I also know another little thing that I didn’t know when I jumped into choosing this whole mess. That I need to grieve. “Choosing” to be single sounds like such an empowering thing to do. It definitely felt like, for a while. (If you are going to think of how selfish it was, especially considering the other person, let me tell you something very important – you may be right, but you aren’t. ) I was putting my feet on the ground, doing everything I had to do to survive, that I forgot I was losing somebody I loved beyond my capacity, somebody who I was most comfortable with, somebody who I spent so much time with, somebody I shared so much of me with, somebody who shared so much of them with me. How could I be human, if I didn’t grieve? So I am grieving. It takes strange forms sometimes, but I have been pushing myself to do it the way normal people do. Except I am anything but normal, so I have all sorts of alternative and healthier coping mechanism mashed up for myself to make this a whole lot fairer for everybody involved in my mad, mad life.

What does that involve? Oh, so far – a list – an ever increasing list of things that I must and must not do, of reasons, of reminders and a constant work in progress. Constantly writing about how I feel. Limiting my exposure to junk (Jesus Christ I can binge watch anything). And constant reaffirmations. Also, I have decided to not actually isolate myself and to be more curious and social (basically my own self LOL). Meeting new people is SUPER important to anybody and I am not going to neglect myself that. And it helps distract your stupid mind that won’t let you grieve healthily.
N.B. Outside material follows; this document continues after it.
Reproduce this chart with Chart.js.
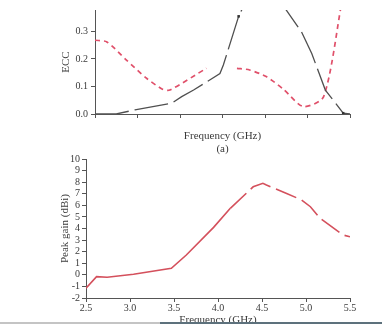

Nonetheless, a huge part of grieving is having to grieve alone ( a little slip of knowledge that my wise and dear friend Siddhanta said to me during one of my many meltdowns). So, that means, I have to embrace loneliness as an active part of grieving – and let that be just that – a stage in a series of milestones towards healing.

Let’s all pray and hope that this state of rationality of mine lasts long. Until further notice, here are some recommendations!

1. Shirkerssssssss

I love this documentary for so many reasons – for its pace, for its fictionality, for its aesthetics, for its portrayal of complex friendships, for its music, for its EVERYTHING OK JUST EVERYTHING!

2. Shirkers but the song from it

BUT ARE YOU LISTENING TO THE LYRICS?

3. Shirkers but its that one omnipresent music

Love everything about this song so just listen!